Le roi de Bohême veut à tout prix préserver la coexistence entre catholiques et hussites : son royaume est précurseur en matière de tolérance religieuse et il craint de nouvelles guerres mettant à sac durablement le pays. Le projet de Georges de Poděbrady, censé garantir une paix des nations chrétiennes, prévoit de restructurer l’Occident médiéval en de plus grands ensembles : Gallica, Germania et enfin Romania, en troisième position. Le pouvoir pontifical est directement visé. La nation dite Gallica, le royaume de France, en revanche, prend la première position…« Paradoxalement, le royaume de Bohême ou la nation tchèque ne sont pas explicitement mentionnés et sont inclus dans Germania. Ce n’était pas l’Allemagne au sens actuel du terme mais l’Europe centrale pour employer un terme anachronique. Et Georges de Poděbrady comptait jouer un rôle important dans cette Germania. »
Cette union potentielle de royaumes chrétiens est extrêmement élaborée et sonne familièrement à nos oreilles contemporaines : doté d’une assemblée permanente et d’une cour internationale de justice, le projet comprenait aussi entre autres les principes d’une monnaie commune (coucou l’euro !), d'une assistance mutuelle automatique, d'un arbitrage international avec possibilité d’intervention armée ce qui sera d’ailleurs mis en place six siècles plus tard par l’ONU. L’ambassade envoyée auprès de la cour du roi de France Louis XI est accueillie et écoutée, mais, malheureusement il n’y aura pas de suite au projet qui était sans doute trop en avance sur son temps, comme le constate Martin Nejedlý :« Ce projet était trop visionnaire. Louis XI et ses conseillers avaient peur que cela puisse entraîner le royaume de France trop loin. Battre une monnaie commune, délégation, par les Etats, de certains pouvoirs régaliens comme déclarer la guerre, mais aussi l’idée de contribution financière au sein de l’union et même de régulation des prix des denrées alimentaires. Aujourd’hui, cette dernière mesure rencontrerait de nombreux obstacles alors on imagine au XVe siècle. »

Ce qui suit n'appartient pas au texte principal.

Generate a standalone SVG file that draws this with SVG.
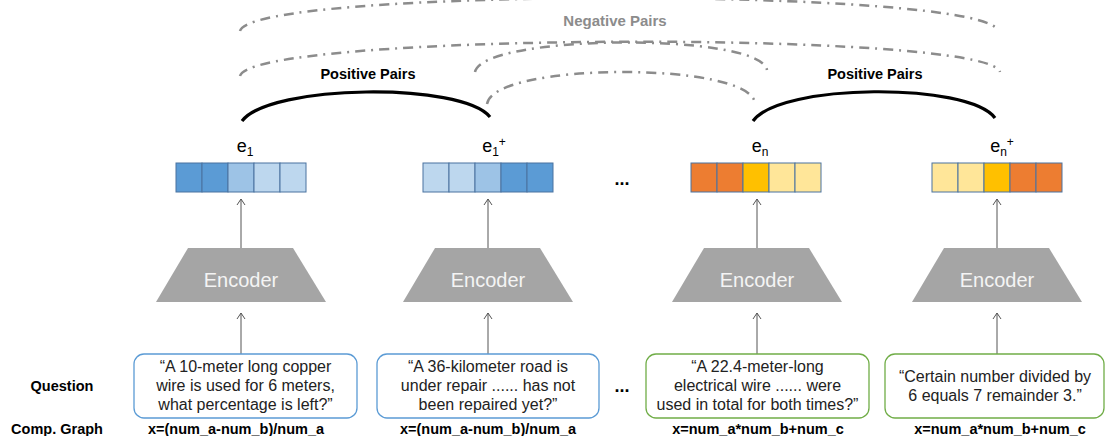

« Georges de Poděbrady comptait sur le fait que d’autres pays seraient incorporés à l’union. Je pense que, comme première phase, il pensait à une Europe qui s’arrêterait aux frontières de la Pologne et de la Hongrie, qui, à l’époque, allaient beaucoup plus à l’est qu’aujourd’hui. »
Tous les autres efforts du roi de Bohême pour conclure la paix avec le pouvoir papal s’avéreront également un échec, même si son royaume échappe à une nouvelle croisade.Mais il s’aliène les partisans de Rome dans son propre pays et même s’il les bat en 1467, c’est un roi excommunié par le pape un an auparavant qui doit faire face dans la foulée à un nouvel ennemi, un allié d’antan : le roi de Hongrie Mathias Corvin qui parvient à conquérir la Moravie et la Silésie. Les victoires ultérieures de Georges de Poděbrady conduisent à une trêve entre les deux souverains mais, sa mort le 22 mars 1471 relance un conflit interne, cette fois-ci pour sa succession.